---------- Data supplied
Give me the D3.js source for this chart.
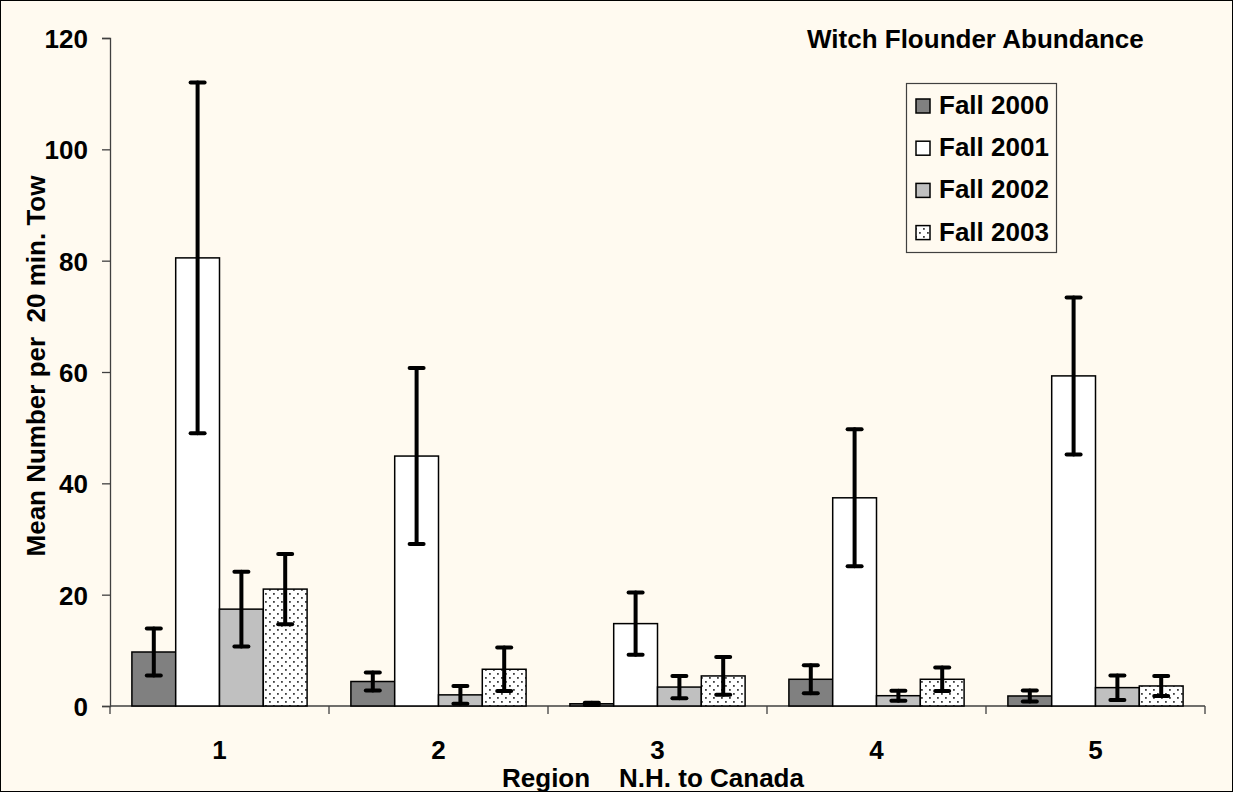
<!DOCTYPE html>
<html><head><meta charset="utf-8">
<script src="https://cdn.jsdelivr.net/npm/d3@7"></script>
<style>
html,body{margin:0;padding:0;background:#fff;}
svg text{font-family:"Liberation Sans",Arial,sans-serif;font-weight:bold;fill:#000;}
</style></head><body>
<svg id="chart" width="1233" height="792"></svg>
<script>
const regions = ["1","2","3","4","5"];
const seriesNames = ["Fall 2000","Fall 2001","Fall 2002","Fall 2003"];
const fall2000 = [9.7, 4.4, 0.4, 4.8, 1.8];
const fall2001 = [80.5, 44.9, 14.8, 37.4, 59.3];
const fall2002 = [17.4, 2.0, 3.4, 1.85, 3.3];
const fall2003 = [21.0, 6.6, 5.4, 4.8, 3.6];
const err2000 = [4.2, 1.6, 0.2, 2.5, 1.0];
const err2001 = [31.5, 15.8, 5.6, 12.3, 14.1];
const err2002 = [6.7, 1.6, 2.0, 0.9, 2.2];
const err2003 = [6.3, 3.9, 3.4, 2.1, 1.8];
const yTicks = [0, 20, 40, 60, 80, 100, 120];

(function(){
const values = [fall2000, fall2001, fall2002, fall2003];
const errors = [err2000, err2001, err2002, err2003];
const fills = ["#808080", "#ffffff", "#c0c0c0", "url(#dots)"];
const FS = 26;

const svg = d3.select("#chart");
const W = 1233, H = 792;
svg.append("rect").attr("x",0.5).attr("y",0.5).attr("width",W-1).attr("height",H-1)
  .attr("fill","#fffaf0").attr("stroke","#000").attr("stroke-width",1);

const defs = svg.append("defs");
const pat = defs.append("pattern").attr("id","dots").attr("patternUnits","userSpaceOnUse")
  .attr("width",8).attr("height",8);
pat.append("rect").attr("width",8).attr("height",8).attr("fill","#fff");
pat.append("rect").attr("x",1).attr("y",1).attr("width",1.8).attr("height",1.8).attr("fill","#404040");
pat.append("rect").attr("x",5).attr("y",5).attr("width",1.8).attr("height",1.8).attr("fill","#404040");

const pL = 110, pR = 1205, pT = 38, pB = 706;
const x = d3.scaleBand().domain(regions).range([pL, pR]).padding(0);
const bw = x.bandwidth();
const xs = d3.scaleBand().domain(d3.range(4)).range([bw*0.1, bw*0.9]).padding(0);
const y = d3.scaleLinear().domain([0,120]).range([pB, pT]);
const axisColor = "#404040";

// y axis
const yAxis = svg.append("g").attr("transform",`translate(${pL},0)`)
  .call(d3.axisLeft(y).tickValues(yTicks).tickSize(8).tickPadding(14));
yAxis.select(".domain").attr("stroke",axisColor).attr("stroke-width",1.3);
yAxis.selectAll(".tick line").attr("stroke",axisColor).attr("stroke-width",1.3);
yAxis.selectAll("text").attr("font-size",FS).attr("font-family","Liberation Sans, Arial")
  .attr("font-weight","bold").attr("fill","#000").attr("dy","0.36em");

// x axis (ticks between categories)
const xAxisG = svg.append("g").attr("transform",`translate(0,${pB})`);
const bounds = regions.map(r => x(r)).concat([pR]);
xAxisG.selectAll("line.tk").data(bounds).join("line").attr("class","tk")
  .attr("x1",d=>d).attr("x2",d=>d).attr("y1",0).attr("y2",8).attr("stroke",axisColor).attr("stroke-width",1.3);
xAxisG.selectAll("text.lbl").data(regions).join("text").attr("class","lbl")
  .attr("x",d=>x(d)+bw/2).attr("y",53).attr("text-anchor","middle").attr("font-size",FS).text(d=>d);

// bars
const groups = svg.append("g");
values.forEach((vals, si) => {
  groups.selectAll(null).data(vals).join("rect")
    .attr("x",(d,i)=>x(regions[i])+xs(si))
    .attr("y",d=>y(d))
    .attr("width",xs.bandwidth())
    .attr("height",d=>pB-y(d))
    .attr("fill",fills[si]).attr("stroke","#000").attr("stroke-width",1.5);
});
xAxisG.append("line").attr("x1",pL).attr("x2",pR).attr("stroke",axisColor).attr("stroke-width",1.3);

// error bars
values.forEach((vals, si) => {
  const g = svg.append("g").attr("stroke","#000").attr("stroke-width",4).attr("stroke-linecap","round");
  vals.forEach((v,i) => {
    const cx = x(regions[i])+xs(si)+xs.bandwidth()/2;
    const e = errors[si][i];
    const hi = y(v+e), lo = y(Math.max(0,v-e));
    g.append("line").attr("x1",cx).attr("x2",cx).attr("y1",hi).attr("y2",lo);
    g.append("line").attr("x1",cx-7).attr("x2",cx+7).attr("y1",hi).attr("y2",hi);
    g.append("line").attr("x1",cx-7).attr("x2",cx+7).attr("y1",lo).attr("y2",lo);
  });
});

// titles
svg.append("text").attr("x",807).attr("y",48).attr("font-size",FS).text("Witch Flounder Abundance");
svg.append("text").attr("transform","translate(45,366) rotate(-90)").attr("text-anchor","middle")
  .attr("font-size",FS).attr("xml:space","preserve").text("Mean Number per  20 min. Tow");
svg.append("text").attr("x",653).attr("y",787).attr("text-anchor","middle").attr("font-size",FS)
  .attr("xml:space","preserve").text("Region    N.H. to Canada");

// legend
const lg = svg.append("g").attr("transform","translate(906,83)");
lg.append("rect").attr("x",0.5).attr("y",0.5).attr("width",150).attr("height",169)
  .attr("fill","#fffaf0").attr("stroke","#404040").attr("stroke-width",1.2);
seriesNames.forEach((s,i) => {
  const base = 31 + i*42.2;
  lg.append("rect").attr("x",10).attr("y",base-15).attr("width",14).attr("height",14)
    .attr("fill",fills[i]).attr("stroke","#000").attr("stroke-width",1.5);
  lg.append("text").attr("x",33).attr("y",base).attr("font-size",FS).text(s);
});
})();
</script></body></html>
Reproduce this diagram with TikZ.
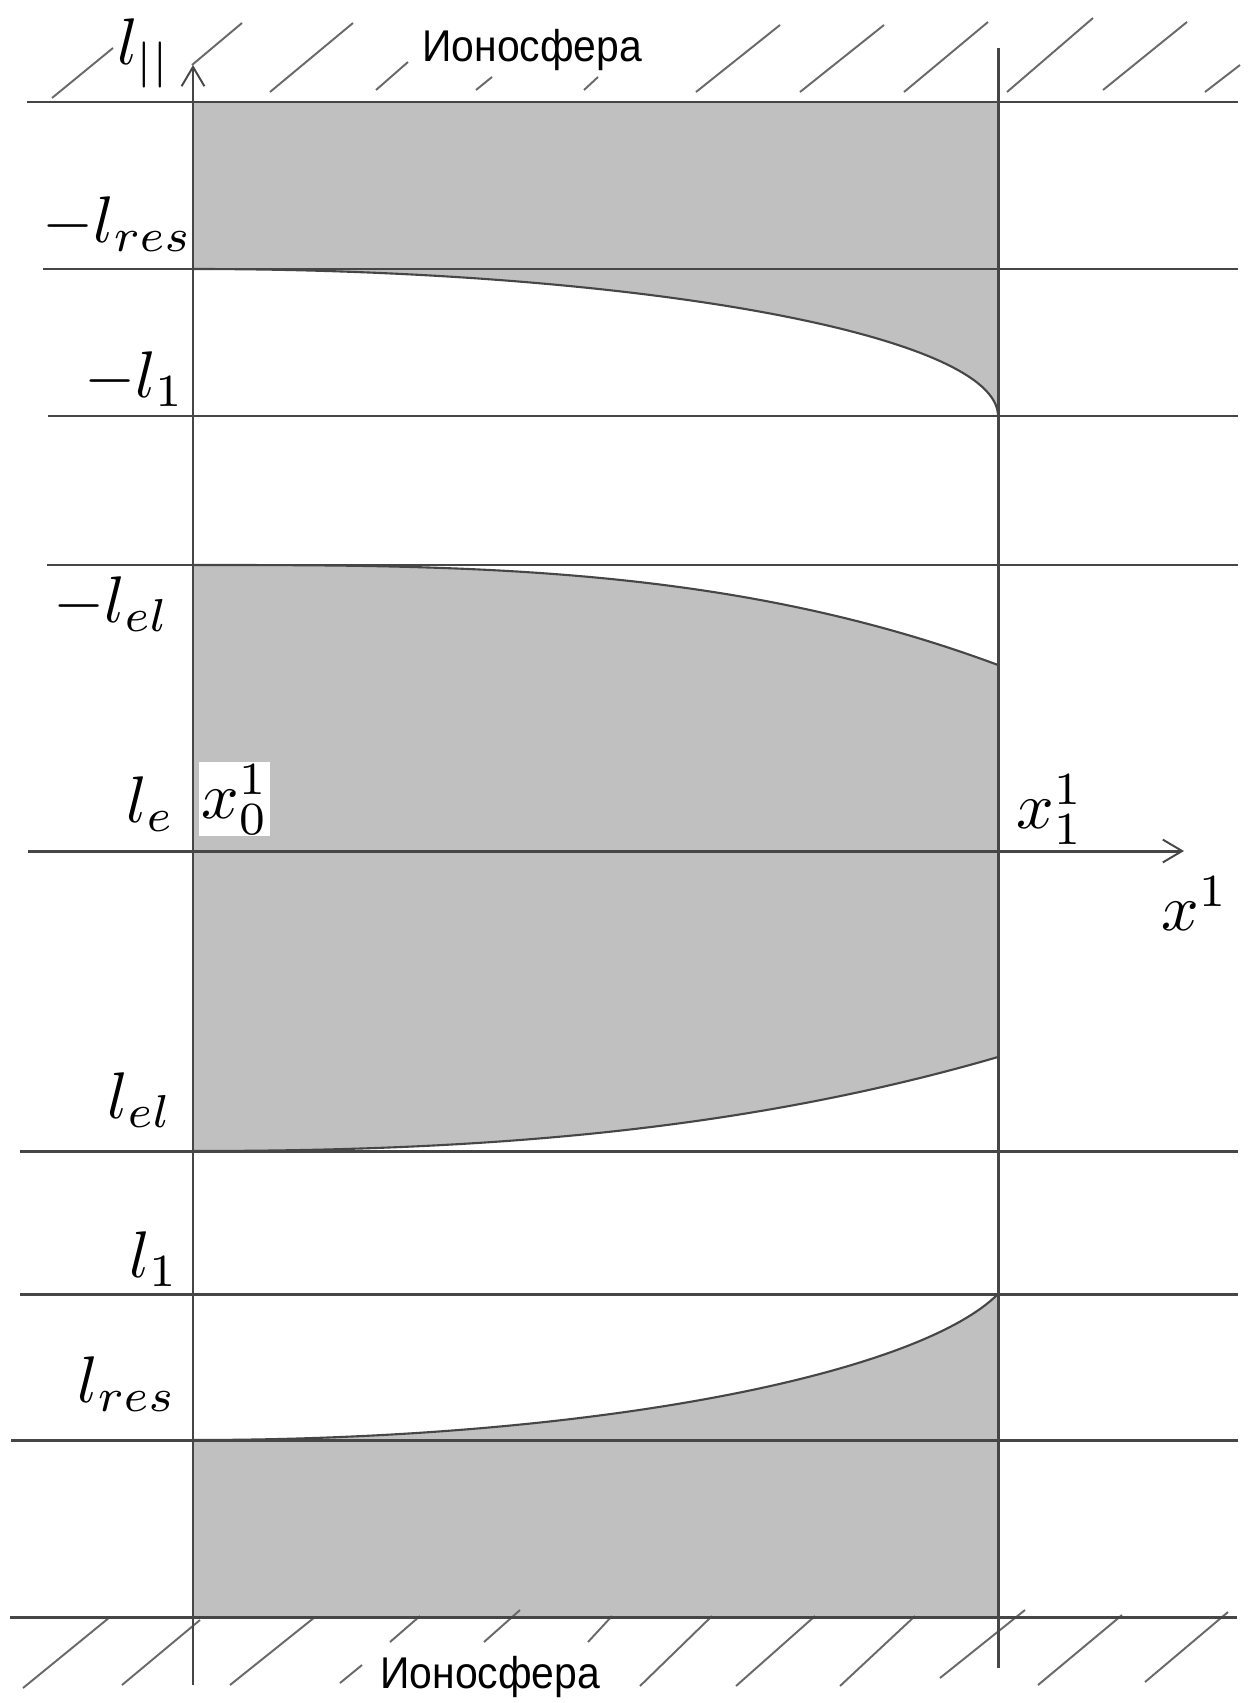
--------------------
> The task: In the entries above, find lines with "chart" and copy each.

> Result:
Give me the D3.js source for this chart.
<svg id="chart" width="1233" height="792"></svg>
const svg = d3.select("#chart");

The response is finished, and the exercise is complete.